Now, you know some people who want to borrow money, but want to be able to keep it for a period of time without having to replay it on demand. Say, they want to spend 1000\$ on an upgraded tool, which will make them an extra 100\$ a year for the next 30 years. They won't have the cash to pay off that tool for a decade or more; so a loan that can be called back "on demand" might bankrupt them.
The bank facilitates this. The bank takes the million\$ of demand deposits, and lends some of it out as a term loan. Most of those people depositing 1000$ in a demand account won't take it out all at the same time; so the bank can "safely" lend that money for longer terms than they guarantee.
They can even do a bunch of 6 month rotating deposits and make it even less likely that the money will be needed before the long term loans finish.
The profit comes from giving the short-term deposits a lower interest rate than the loans you hand out.
This is a kind skimming out of being the middle man.

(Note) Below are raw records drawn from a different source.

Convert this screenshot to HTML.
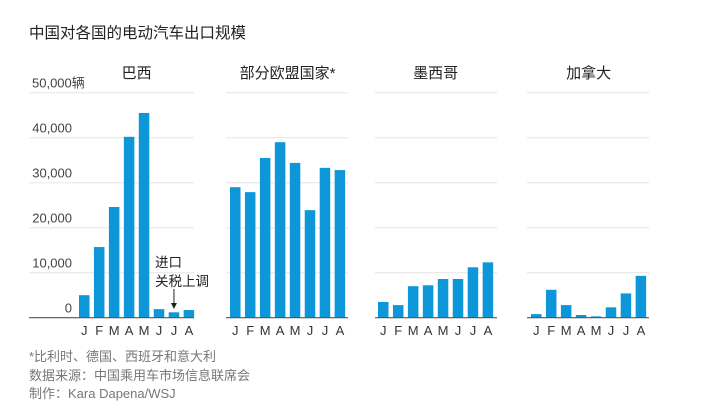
<!DOCTYPE html>
<html><head><meta charset="utf-8"><style>
body{margin:0;background:#fff;width:720px;height:406px;overflow:hidden;font-family:"Liberation Sans","Noto Sans CJK SC",sans-serif}
svg text{font-family:"Liberation Sans","Noto Sans CJK SC",sans-serif}
</style></head><body>
<svg id="c" width="720" height="406">
<text x="29" y="38" font-size="15.5" fill="#222">中国对各国的电动汽车出口规模</text>
<text x="29" y="361" font-size="13" fill="#777">*比利时、德国、西班牙和意大利</text>
<text x="29" y="380" font-size="13" fill="#777">数据来源：中国乘用车市场信息联席会</text>
<text x="29" y="398" font-size="13" fill="#777">制作：Kara Dapena/WSJ</text>
</svg>
<script>
const months=["J","F","M","A","M","J","J","A"];
const panelTitles=["巴西","部分欧盟国家*","墨西哥","加拿大"];
const brazil=[5000,15700,24600,40200,45500,1900,1200,1700];
const eu=[29000,27900,35500,39000,34400,23900,33300,32800];
const mexico=[3500,2800,7000,7200,8600,8600,11200,12300];
const canada=[800,6200,2800,600,300,2300,5400,9300];
const yTicks=[0,10000,20000,30000,40000,50000];
const yTickLabels=["0","10,000","20,000","30,000","40,000","50,000辆"];
const series=[brazil,eu,mexico,canada];
const NS="http://www.w3.org/2000/svg";
const svg=document.getElementById("c");
const base=317.7, pxPer=45/10000;
const y=v=>base-v*pxPer;
const panels=[{gx0:29,gx1:194,bx0:79},{gx0:226,gx1:348,bx0:230},{gx0:375,gx1:497,bx0:378},{gx0:527,gx1:649,bx0:531}];
const pitch=14.95,bw=10.5;
function mk(tag,attrs){const e=document.createElementNS(NS,tag);for(const k in attrs)e.setAttribute(k,attrs[k]);svg.appendChild(e);return e;}
panels.forEach((p,pi)=>{
  yTicks.forEach((t,ti)=>{
    if(t===0)return;
    const g=mk("line",{x1:p.gx0,x2:p.gx1,y1:y(t),y2:y(t),stroke:"#e6e6e6","stroke-width":1});
    
    
  });
  const cx=(p.bx0+p.bx0+7*pitch+bw)/2;
  const tt=mk("text",{x:cx,y:78,"font-size":15,fill:"#222","text-anchor":"middle"});
  tt.textContent=panelTitles[pi];
  
  
  series[pi].forEach((v,i)=>{
    const x=p.bx0+i*pitch;
    const r=mk("rect",{x:x,y:y(v),width:bw,height:base-y(v),fill:"#0d96d8"});
    
    
    const m=mk("text",{x:x+bw/2,y:335,"font-size":13,fill:"#333","text-anchor":"middle"});
    m.textContent=months[i];
    
    
  });
  const b=mk("line",{x1:p.gx0,x2:p.gx1,y1:base,y2:base,stroke:"#555","stroke-width":1.2});
  
  
});
yTicks.forEach((t,i)=>{
  const l=mk("text",{x:i===5?32:72,y:y(t)-5,"font-size":13,fill:"#444","text-anchor":i===5?"start":"end"});
  l.textContent=yTickLabels[i];
  
  
});
const a1=mk("text",{x:155,y:267,"font-size":13.5,fill:"#222"});a1.textContent="进口";


const a2=mk("text",{x:155,y:286,"font-size":13.5,fill:"#222"});a2.textContent="关税上调";


const ax=panels[0].bx0+6*pitch+bw/2;
const al=mk("line",{x1:ax,x2:ax,y1:289,y2:305,stroke:"#222","stroke-width":1});


const ah=mk("path",{d:`M${ax-3},303 L${ax+3},303 L${ax},309 Z`,fill:"#222"});


</script>
</body></html>
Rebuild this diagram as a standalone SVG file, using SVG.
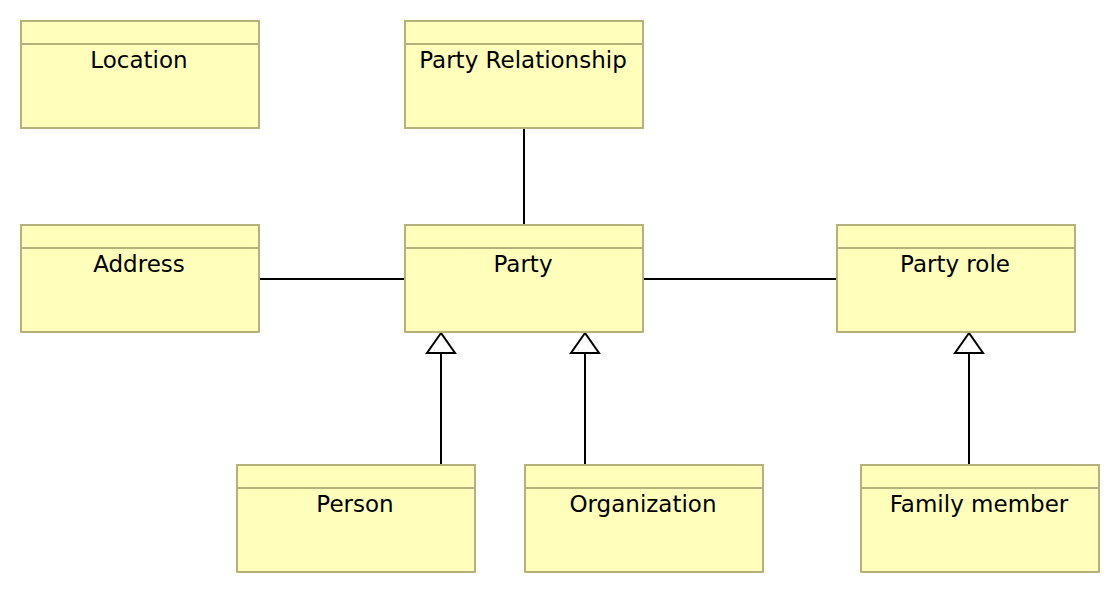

If things go really badly, that bank can sell the loan it owns for short-term cash to pay off the short-term deposit demand for cash. So long as the loan is healthy and the market is liquid, this can return a profit long before the loan actually matures.
Now, suppose if instead of doing a long term loan, they went off and invested in the stock market. The problem is that the value of stock market assets are less stable than the loan.
So now the bank buys up a bunch of stocks with the 1 million dollars in deposits. The stockmarket drops by 50%, and a bunch of people lose their jobs, and start withdrawing their savings from the bank. Now the bank has to pay off the bank account withdrawals with a distressed asset!
In theory, the mortgages are more stable than the stock market assets. The same economic crash that cause stocks to drop by 50% might drop real estate by 10%, which in turn makes (healthy) mortgages worth 5% less (as they are guaranteed against the principle).
The same call on deposit cash is then easier to answer; sell off some mortgages, and cash is easy to provide. While the asset is slightly distressed, it isn't half value.